Subjects now have a clear hierarchy: it goes tributary > vassal > feudatory (a new subject type) > march or substate (also new).
Tributaries function as in the base game. You can acquire them diplomatically or via war; the only difference is that they now take up a diplomatic relation slot, because it isn’t expected that you will play like the Emperor of China, and have a zillion tributaries to ensure you get that sweet ticking Mandate. Vassals now function more like Daimyos: they can war amongst themselves, and contract marriages between each other and your Feudatories. Feudatories function more like vassals: they’re more dependent on you directly.

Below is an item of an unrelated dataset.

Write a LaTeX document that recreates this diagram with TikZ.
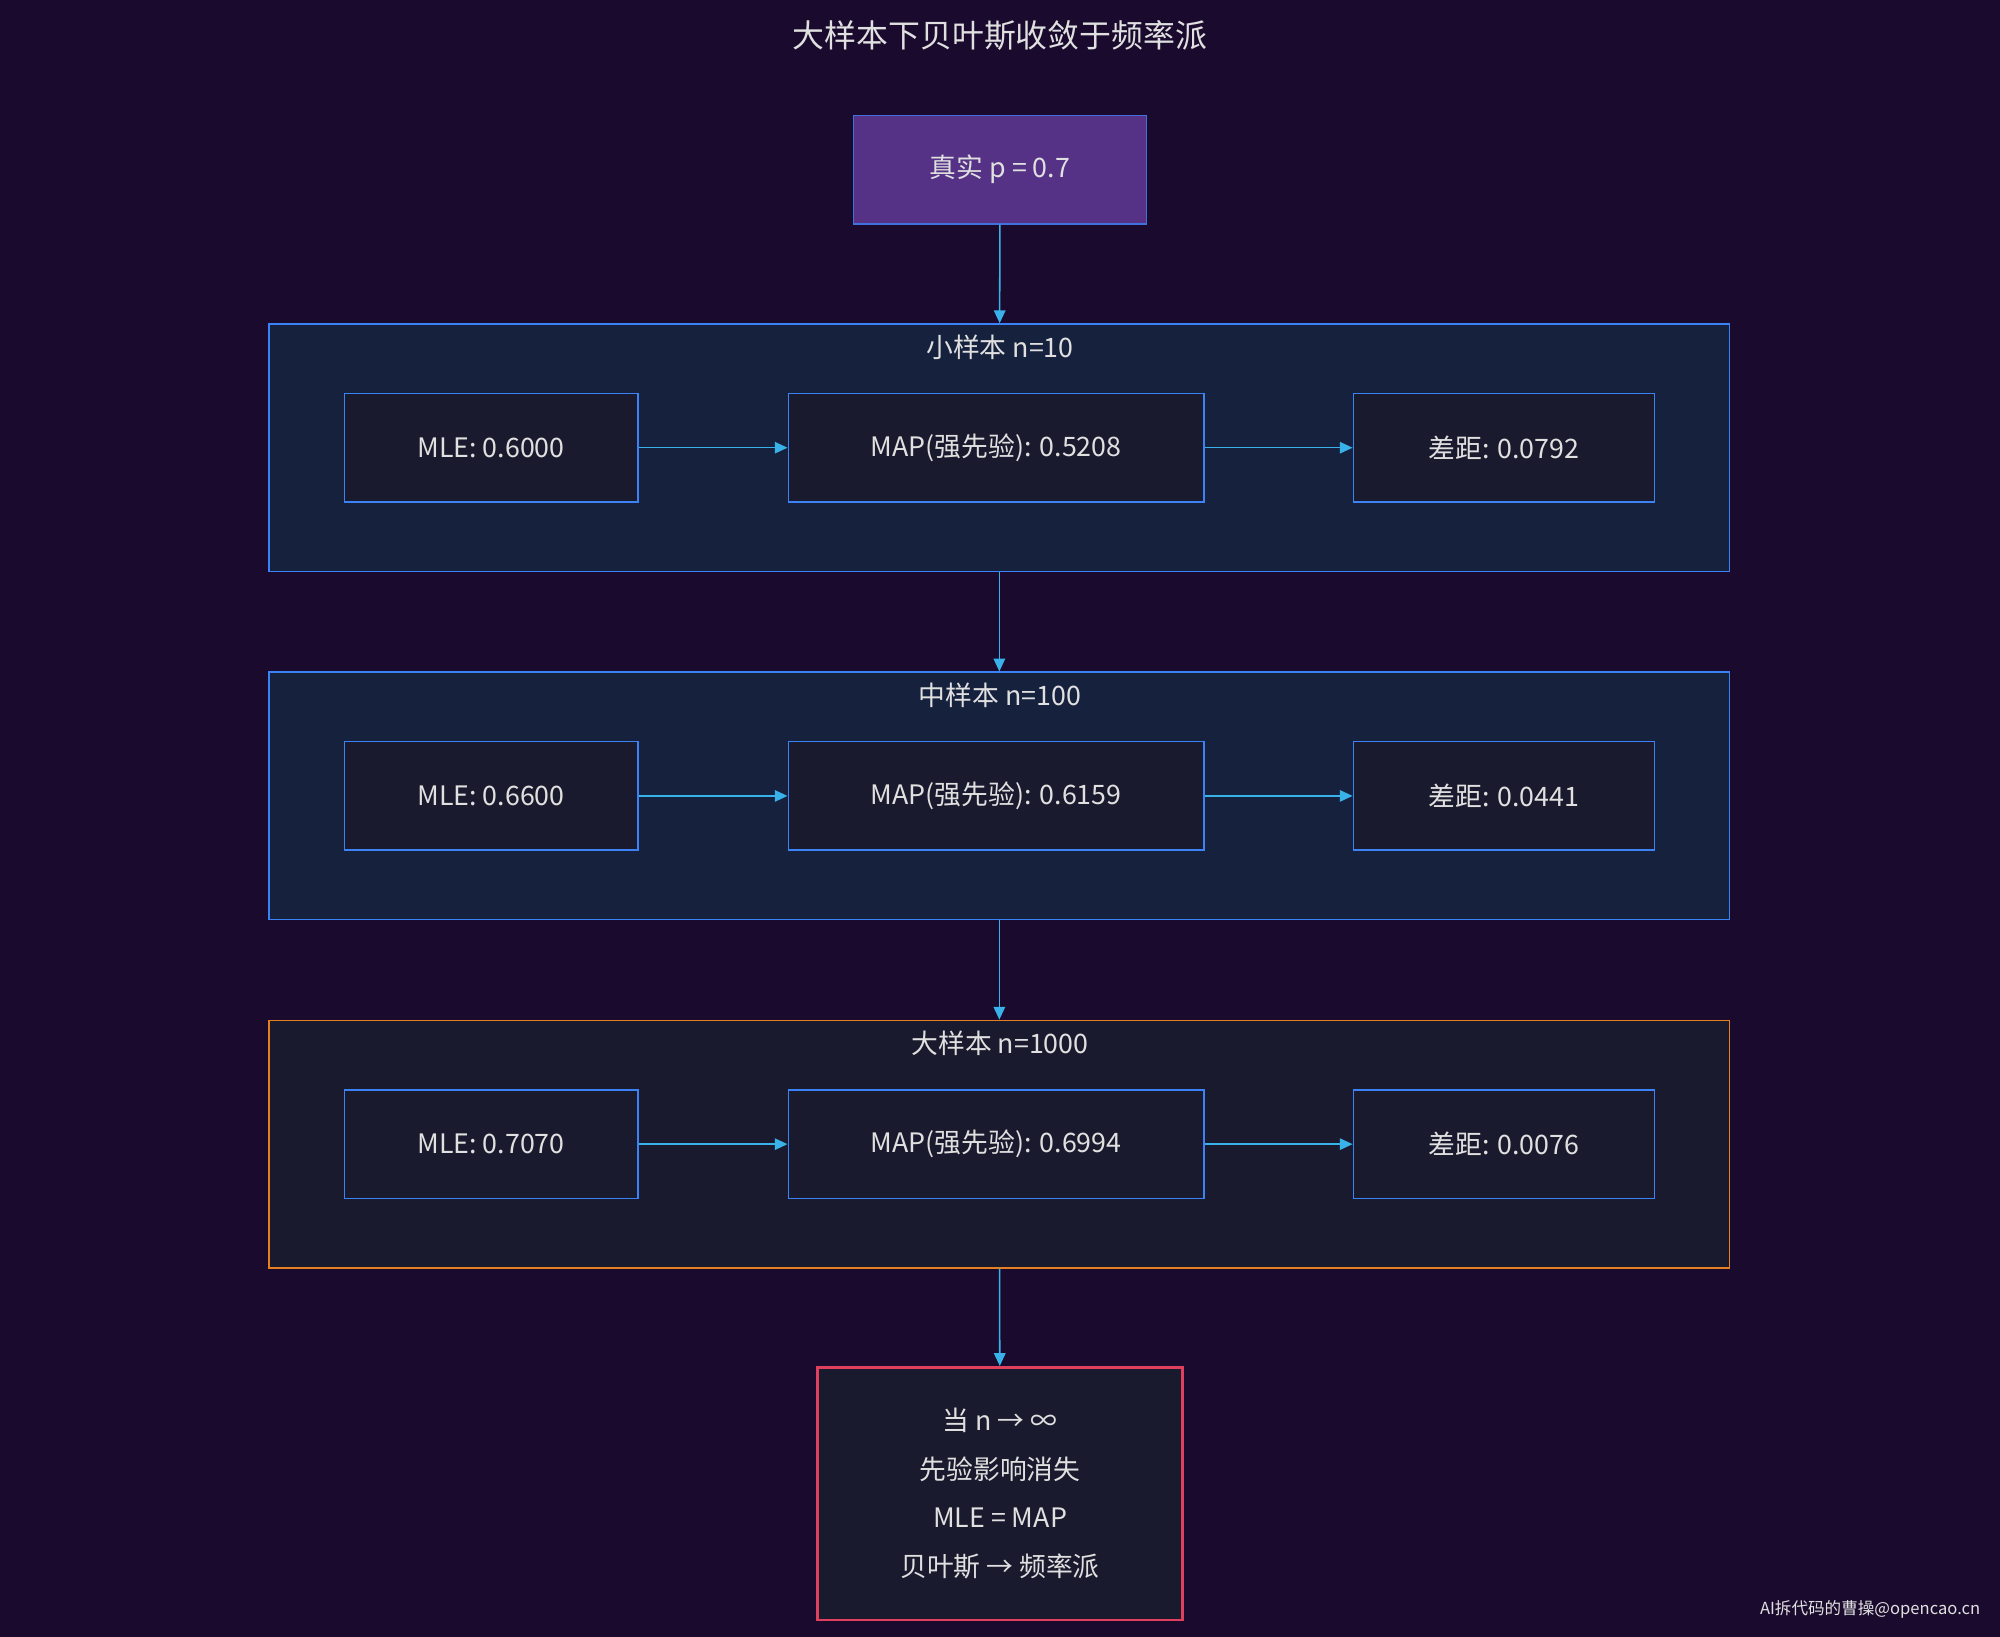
\documentclass[tikz,border=0pt]{standalone}
\usepackage{fontspec}
\setmainfont{Noto Sans CJK SC}
\usetikzlibrary{arrows.meta}
\definecolor{bgcol}{HTML}{1A0B2E}
\definecolor{subcol}{HTML}{16213E}
\definecolor{boxcol}{HTML}{1A1A2E}
\definecolor{bluecol}{HTML}{3B82F6}
\definecolor{orangecol}{HTML}{E67E22}
\definecolor{redcol}{HTML}{E0405E}
\definecolor{purplecol}{HTML}{553285}
\definecolor{arrcol}{HTML}{38B2E8}
\definecolor{txtcol}{HTML}{E0E0E0}
\tikzset{
  box/.style={draw=bluecol, fill=boxcol, line width=1.2pt, minimum width=230pt, minimum height=85pt, text=txtcol, font=\fontsize{21}{25}\selectfont},
  group/.style={draw=bluecol, fill=subcol, line width=1.2pt, minimum width=1145pt, minimum height=194pt},
  glabel/.style={text=txtcol, font=\fontsize{21}{25}\selectfont},
  flow/.style={draw=arrcol, line width=1.2pt, -{Triangle[length=10pt,width=9pt]}}
}
\begin{document}
\begin{tikzpicture}[x=1pt,y=1pt,yscale=-1]
\fill[bgcol] (0,0) rectangle (1568,1283);
\useasboundingbox (0,0) rectangle (1568,1283);

\node[text=txtcol, font=\fontsize{25}{30}\selectfont] (title) at (784,28) {大样本下贝叶斯收敛于频率派};

\node[box, fill=purplecol, draw=bluecol!80!purplecol] (truth) at (784,133) {真实 p = 0.7};

% groups
\node[group] (small) at (783.5,351) {};
\node[glabel] (smalllab) at (784,272) {小样本 n=10};
\node[group] (mid) at (783.5,624) {};
\node[glabel] (midlab) at (784,545) {中样本 n=100};
\node[group, draw=orangecol, fill=boxcol] (large) at (783.5,897) {};
\node[glabel] (largelab) at (784,818) {大样本 n=1000};

% rows
\foreach \g/\y/\mle/\map/\diff in {s/351/0.6000/0.5208/0.0792, m/624/0.6600/0.6159/0.0441, l/897/0.7070/0.6994/0.0076}{
  \node[box] (\g mle) at (385,\y) {MLE: \mle};
  \node[box, minimum width=326pt] (\g map) at (781,\y) {MAP(强先验): \map};
  \node[box, minimum width=236pt] (\g diff) at (1179,\y) {差距: \diff};
  \draw[flow] (\g mle) -- (\g map);
  \draw[flow] (\g map) -- (\g diff);
}

\node[box, draw=redcol, line width=2.2pt, minimum width=286pt, minimum height=198pt, align=center, font=\fontsize{21}{38}\selectfont] (limit) at (784,1171)
  {当 n → ∞\\先验影响消失\\MLE = MAP\\贝叶斯 → 频率派};

\draw[flow] (truth) -- (small);
\draw[flow] (small) -- (mid);
\draw[flow] (mid) -- (large);
\draw[flow] (large) -- (limit);

\node[text=txtcol, font=\fontsize{13}{15}\selectfont, anchor=east] (mark) at (1556,1262) {AI拆代码的曹操@opencao.cn};
\end{tikzpicture}
\end{document}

Marches are the same as in the base game; while Substates are almost entirely integrated into your nation, and have reduced independence desire (and income and forcelimit) as a result.
If your country is stable, prosperous, and well-ruled, you can get events that move your subjects rightward along the subject hierarchy; after Feudatory, you can choose whether or not they become Marches (which can now be larger--up to 40% of your development) or Substates. Substates can eventually be integrated by event.
Naturally, though, if your country is unstable, if your ruler is incompetent, or if you’re up to your eyeballs in debt and war exhaustion, it can go the other way. Subjects become less closely integrated, and tributaries break free. Tributaries will also sometimes have a chance to end the tributary relationship on the death of their ruler with no diplomatic penalty; these were, after all, often historically unstable relationships, which could lapse if the suzerain party neglected to maintain its authority.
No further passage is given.